Heartwarming: Heart of a Snowman by Mary Kuryla and Eugene Yelchin
Owen knew that at the heart of a snowman is a perfect snowball. To make a perfect snowball, you need the powdery kind of snow that's a touch melty.
"You make the best snowman," says his little sister. "His eyes are looking at me."
"But how will you keep him warm?"
"He does need to be warm," said Owen. "He's cold all the way through."
"But he's warm inside," she said, sure of it.
Owen shapes his snowman with artistry, perfect spheres of snow, finishing it off with his little sister's scarf, old and soft and full of holes, which drapes warmly around the snowman's neck.
But despite his care, Owen's Christmas Eve snowmen always begin to melt by Christmas Day. Determined to discover the cause this time, Owen lies awake to watch, only to see an amazing sight, a strange craft which hovers over his snowman and begins to beam it up. Owen barely manages to grab his snowman as it slides into the vehicle's port, and Owen finds himself among a strange group of animals, all studiously devoted to dissecting his snowman--carrot nose, button eyes, right down to the threads in the scarf and the branches on each snowflake inside, all in the interests of building the perfect snowman. Owen thinks he has at least solved the mystery of why his snowmen always melt on Christmas.

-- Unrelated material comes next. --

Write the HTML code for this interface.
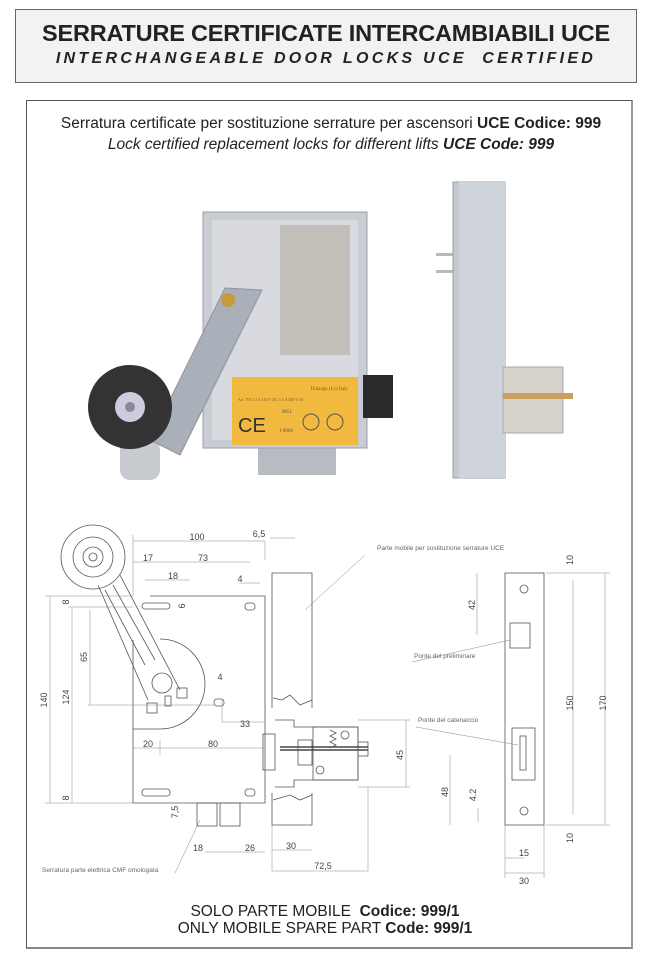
<!DOCTYPE html>
<html><head><meta charset="utf-8"><style>
html,body{margin:0;padding:0;background:#fff;}
body{width:646px;height:954px;position:relative;overflow:hidden;font-family:"Liberation Sans",Arial,sans-serif;}
.hdr{position:absolute;left:15px;top:9px;width:620px;height:72px;background:#f2f2f2;border:1px solid #666;}
.t1{position:absolute;left:0;right:0;top:10px;text-align:center;font-weight:bold;font-size:23.5px;color:#222;letter-spacing:-0.2px;}
.t2{position:absolute;left:0;right:0;top:40px;text-align:center;font-weight:bold;font-style:italic;font-size:16px;color:#222;letter-spacing:3.3px;}
.box{position:absolute;left:26px;top:100px;width:604px;height:846px;border:1px solid #555;border-right:2px solid #999;border-bottom:2px solid #888;}
.s{position:absolute;left:0;width:646px;text-align:center;font-size:15.5px;color:#222;}
.b{font-size:15.5px;}
svg{position:absolute;left:0;top:0;}
</style></head><body>
<div class="hdr"><div class="t1">SERRATURE CERTIFICATE INTERCAMBIABILI UCE</div><div class="t2">INTERCHANGEABLE DOOR LOCKS UCE&nbsp; CERTIFIED</div></div>
<div class="box"></div>
<div class="s" style="top:115px;left:8px">Serratura certificate per sostituzione serrature per ascensori <b>UCE Codice: 999</b></div>
<div class="s" style="top:136px;left:8px"><i>Lock certified replacement locks for different lifts <b>UCE Code: 999</b></i></div>
<div class="s b" style="top:903px;left:2px">SOLO PARTE MOBILE&nbsp; <b>Codice: 999/1</b></div>
<div class="s b" style="top:920px;left:2px">ONLY MOBILE SPARE PART <b>Code: 999/1</b></div>
<svg width="646" height="954" viewBox="0 0 646 954" font-family="Liberation Sans, sans-serif">
<rect x="120" y="440" width="40" height="40" rx="10" fill="#c8cbd0"/>
<rect x="258" y="440" width="78" height="35" fill="#b8bcc2"/>
<rect x="203" y="212" width="164" height="236" fill="#c9ccd2" stroke="#9a9ea6"/>
<rect x="212" y="220" width="146" height="220" fill="#d8dadf"/>
<rect x="280" y="225" width="70" height="130" fill="#b9b3a6" opacity="0.7"/>
<rect x="363" y="375" width="30" height="43" fill="#2a2a2c"/>
<rect x="232" y="377" width="126" height="68" fill="#f1b93e"/>
<text x="348" y="390" font-size="5" fill="#7a5a20" text-anchor="end" font-family="Liberation Serif">Dolzago (Lc) Italy</text>
<text x="238" y="401" font-size="4" fill="#7a5a20" font-family="Liberation Serif">Art. 701 1,5 A 110 V DC 1,5 A 400 V AC</text>
<text x="238" y="432" font-size="20" fill="#333" font-family="Liberation Sans">CE</text>
<text x="282" y="413" font-size="5" fill="#555" font-family="Liberation Serif">0051</text>
<text x="280" y="432" font-size="5" fill="#555" font-family="Liberation Serif">I 0069</text>
<circle cx="311" cy="422" r="8" fill="none" stroke="#555"/><circle cx="335" cy="422" r="8" fill="none" stroke="#555"/>
<polygon points="225,288 262,290 180,455 150,440" fill="#aab0b9" stroke="#8d939c"/>
<circle cx="228" cy="300" r="7" fill="#c89a3a"/>
<circle cx="130" cy="407" r="42" fill="#333"/>
<circle cx="130" cy="407" r="15" fill="#ccd" />
<circle cx="130" cy="407" r="5" fill="#889"/>
<rect x="436" y="253" width="18" height="3" fill="#bba"/><rect x="436" y="270" width="18" height="3" fill="#bba"/>
<rect x="453" y="182" width="52" height="296" fill="#c4c8cf" stroke="#9aa0a8"/>
<rect x="459" y="182" width="46" height="296" fill="#cfd3da"/>
<rect x="503" y="367" width="60" height="66" fill="#d6d3cc" stroke="#aaa"/>
<rect x="503" y="393" width="70" height="6" fill="#c8a060"/>
<g fill="none" stroke="#555" stroke-width="0.8">
<path d="M133,640 L133,803 L265,803 L265,596 L150,596"/>
<path d="M133,729 L160,729 A45,45 0 0 0 160,639"/>
<circle cx="93" cy="557" r="32"/><circle cx="93" cy="557" r="20"/><circle cx="93" cy="557" r="10"/><circle cx="93" cy="557" r="4"/>
<path d="M98,585 L148,700 M120,575 L180,690 M105,590 L145,665 M113,585 L155,660"/>
<circle cx="162" cy="683" r="10"/>
<rect x="147" y="703" width="10" height="10"/><rect x="177" y="688" width="10" height="10"/><rect x="165" y="696" width="6" height="10"/>
<rect x="142" y="603" width="28" height="6" rx="3"/><rect x="245" y="603" width="10" height="7" rx="3"/>
<rect x="142" y="789" width="28" height="7" rx="3"/><rect x="245" y="789" width="10" height="7" rx="3"/>
<rect x="214" y="699" width="10" height="7" rx="3"/>
<rect x="197" y="803" width="20" height="23"/><rect x="220" y="803" width="20" height="23"/>
<path d="M272,708 L272,573 L312,573 L312,708 M272,793 L272,825 L312,825 L312,793"/>
<path d="M273,698 L282,700 L290,695 L300,705 L312,700 M273,800 L290,795 L300,800 L312,795"/>
<rect x="263" y="734" width="12" height="36"/>
<path d="M275,720 L294,720 L294,727 L358,727 L358,780 L294,780 L294,787 L275,787"/>
<rect x="313" y="727" width="45" height="53"/>
<path d="M280,747 L368,747 M280,750 L368,750" stroke="#222" stroke-width="1.2"/>
<rect x="298" y="740" width="14" height="25"/><rect x="358" y="742" width="10" height="14"/>
<circle cx="345" cy="735" r="4"/><circle cx="320" cy="770" r="4"/>
<path d="M330,730 l6,3 l-6,3 l6,3 l-6,3 l6,3 l-6,3"/>
<rect x="505" y="573" width="39" height="252"/>
<circle cx="524" cy="589" r="4"/><circle cx="524" cy="811" r="4"/>
<rect x="510" y="623" width="20" height="25"/>
<rect x="512" y="728" width="23" height="52"/><rect x="520" y="736" width="6" height="34"/>
</g>
<g fill="none" stroke="#888" stroke-width="0.5">
<path d="M50,596 L50,803 M72,607 L72,803 M90,610 L90,705 M45,596 L133,596 M68,607 L133,607 M45,803 L133,803 M88,705 L215,705"/>
<path d="M133,541 L265,541 M133,562 L250,562 M145,580 L190,580 M265,541 L265,560 M133,535 L133,596 M270,538 L295,538 M240,583 L260,583"/>
<path d="M133,748 L265,748 M160,740 L160,755 M222,722 L265,722 M222,700 L222,722"/>
<path d="M205,852 L265,852 M272,850 L312,850 M272,871 L368,871 M368,787 L368,871 M272,825 L272,871"/>
<path d="M406,720 L406,787 M358,720 L410,720 M358,787 L410,787"/>
<path d="M605,573 L605,825 M573,580 L573,815 M477,573 L477,635 M450,755 L450,825 M478,808 L478,822 M546,573 L610,573 M546,825 L610,825 M505,873 L544,873 M505,858 L524,858 M505,825 L505,878 M544,825 L544,878"/>
<path d="M365,555 L305,610 M412,662 L510,640 M416,727 L518,745 M175,873 L200,820"/>
</g>
<g font-size="9" fill="#444" text-anchor="middle">
<text x="197" y="540">100</text><text x="259" y="537">6,5</text><text x="148" y="561">17</text><text x="203" y="561">73</text>
<text x="173" y="579">18</text><text x="240" y="582">4</text><text x="220" y="680">4</text><text x="245" y="727">33</text>
<text x="148" y="747">20</text><text x="213" y="747">80</text><text x="198" y="851">18</text><text x="250" y="851">26</text>
<text x="291" y="849">30</text><text x="323" y="869">72,5</text><text x="524" y="856">15</text><text x="524" y="884">30</text>
<text transform="translate(47,700) rotate(-90)">140</text><text transform="translate(69,697) rotate(-90)">124</text>
<text transform="translate(87,657) rotate(-90)">65</text><text transform="translate(69,602) rotate(-90)">8</text>
<text transform="translate(69,798) rotate(-90)">8</text><text transform="translate(185,606) rotate(-90)">6</text>
<text transform="translate(178,812) rotate(-90)">7,5</text><text transform="translate(403,755) rotate(-90)">45</text>
<text transform="translate(573,560) rotate(-90)">10</text><text transform="translate(573,838) rotate(-90)">10</text>
<text transform="translate(573,703) rotate(-90)">150</text><text transform="translate(606,703) rotate(-90)">170</text>
<text transform="translate(475,605) rotate(-90)">42</text><text transform="translate(448,792) rotate(-90)">48</text>
<text transform="translate(476,795) rotate(-90)">4.2</text>
</g>
<g font-size="6.5" fill="#666">
<text x="377" y="550">Parte mobile per sostituzione serrature UCE</text>
<text x="414" y="658">Ponte del preliminare</text>
<text x="418" y="722">Ponte del catenaccio</text>
<text x="42" y="872">Serratura parte elettrica CMF omologata</text>
</g>
</svg>
</body></html>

"Everybody thinks the sun melts snowmen, but you're wrong. Snowmen are just brought here."
But, as Owen explains to these scientifically minded rabbits and puffins, the secret lies not in the de-construction and physical perfection of the parts, but at the heart of the snowman himself.
"I'll show you how." Owen scooped up a handful of snow. He held the snow until it got a touch melty from the warmth of his hand. Now the snow rolled nicely into a round ball.
At last the alien creatures get it. Perfect carrots, perfect scarves, perfect coals from the fire, perfect snowflakes are not the secret of the best snowmen.
"When a boy makes a snowman, he gives it a heart," said the puffin. "It gets so warm inside, the snowman can't last."
Back home, Owen pulls his little sister on his sled to the site of his snowman.
"Look, your snowman melted," she said.
"Don't you know it's not the sun that melts the snowman?" said Owen.
"I know," said his sister.
Owen retrieved her scarf. His sister noticed the scarf was woven like new. "That's all right," she said, wrapping it around her. "I'll have it comfy by next Christmas."
A stunningly illustrated wintry tale, Yelchin's and Kuryla's recent Heart of a Snowman (HarperCollins, 2009) is a layered fantasy like Raymond Brigg's modern classic, The Snowman, with which it shares a theme, that the meaning of a snowman is not the impermanent object which is fashioned, but the experience of imagination and artistry, the human touch of creation itself which is what endures. It's a strong and complex theme, possibly too deep for its intended audience to comprehend fully at first reading, but one that will perhaps remain, like the warmth of the human hand which shapes the snowman's core, to warm their understanding in another time.